Search code examples
c#.netgethashcodeiequalitycomparer

What's the role of GetHashCode in the IEqualityComparer<T> in .NET?


I'm trying to understand the role of the GetHashCode method of the interface IEqualityComparer.

The following example is taken from MSDN:

using System;
using System.Collections.Generic;
class Example {
    static void Main() {
        try {

            BoxEqualityComparer boxEqC = new BoxEqualityComparer();

            Dictionary<Box, String> boxes = new Dictionary<Box,
                                                string>(boxEqC);

            Box redBox = new Box(4, 3, 4);
            Box blueBox = new Box(4, 3, 4);

            boxes.Add(redBox, "red");
            boxes.Add(blueBox, "blue");

            Console.WriteLine(redBox.GetHashCode());
            Console.WriteLine(blueBox.GetHashCode());
        }
        catch (ArgumentException argEx) {

            Console.WriteLine(argEx.Message);
        }
    }
}

public class Box {
    public Box(int h, int l, int w) {
        this.Height = h;
        this.Length = l;
        this.Width = w;
    }
    public int Height { get; set; }
    public int Length { get; set; }
    public int Width { get; set; }
}

class BoxEqualityComparer : IEqualityComparer<Box> {

    public bool Equals(Box b1, Box b2) {
        if (b1.Height == b2.Height & b1.Length == b2.Length
                            & b1.Width == b2.Width) {
            return true;
        }
        else {
            return false;
        }
    }

    public int GetHashCode(Box bx) {
        int hCode = bx.Height ^ bx.Length ^ bx.Width;
        return hCode.GetHashCode();
    }
}

Shouldn't the Equals method implementation be enough to compare two Box objects? That is where we tell the framework the rule used to compare the objects. Why is the GetHashCode needed?

Thanks.

Lucian


Solution

  • A bit of background first...

    Every object in .NET has an Equals method and a GetHashCode method.

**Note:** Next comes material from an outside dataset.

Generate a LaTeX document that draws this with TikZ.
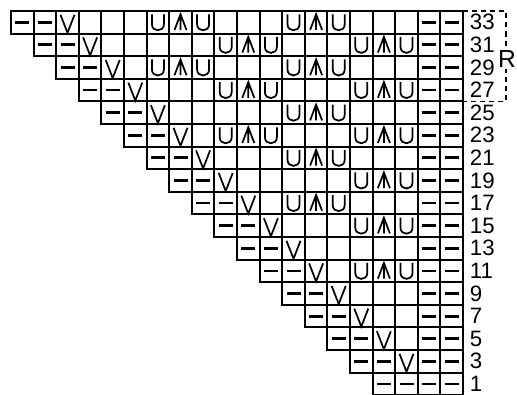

    The Equals method is used to compare one object with another object - to see if the two objects are equivalent.

    The GetHashCode method generates a 32-bit integer representation of the object. Since there is no limit to how much information an object can contain, certain hash codes are shared by multiple objects - so the hash code is not necessarily unique.

    A dictionary is a really cool data structure that trades a higher memory footprint in return for (more or less) constant costs for Add/Remove/Get operations. It is a poor choice for iterating over though. Internally, a dictionary contains an array of buckets, where values can be stored. When you add a Key and Value to a dictionary, the GetHashCode method is called on the Key. The hashcode returned is used to determine the index of the bucket in which the Key/Value pair should be stored.

    When you want to access the Value, you pass in the Key again. The GetHashCode method is called on the Key, and the bucket containing the Value is located.

    When an IEqualityComparer is passed into the constructor of a dictionary, the IEqualityComparer.Equals and IEqualityComparer.GetHashCode methods are used instead of the methods on the Key objects.

    Now to explain why both methods are necessary, consider this example:

    BoxEqualityComparer boxEqC = new BoxEqualityComparer(); 
    
    Dictionary<Box, String> boxes = new Dictionary<Box, string>(boxEqC); 
    
    Box redBox = new Box(100, 100, 25);
    Box blueBox = new Box(1000, 1000, 25);
    
    boxes.Add(redBox, "red"); 
    boxes.Add(blueBox, "blue"); 
    

    Using the BoxEqualityComparer.GetHashCode method in your example, both of these boxes have the same hashcode - 100^100^25 = 1000^1000^25 = 25 - even though they are clearly not the same object. The reason that they are the same hashcode in this case is because you are using the ^ (bitwise exclusive-OR) operator so 100^100 cancels out leaving zero, as does 1000^1000. When two different objects have the same key, we call that a collision.

    When we add two Key/Value pairs with the same hashcode to a dictionary, they are both stored in the same bucket. So when we want to retrieve a Value, the GetHashCode method is called on our Key to locate the bucket. Since there is more than one value in the bucket, the dictionary iterates over all of the Key/Value pairs in the bucket calling the Equals method on the Keys to find the correct one.

    In the example that you posted, the two boxes are equivalent, so the Equals method returns true. In this case the dictionary has two identical Keys, so it throws an exception.

    TLDR

    So in summary, the GetHashCode method is used to generate an address where the object is stored. So a dictionary doesn't have to search for it. It just computes the hashcode and jumps to that location. The Equals method is a better test of equality, but cannot be used to map an object into an address space.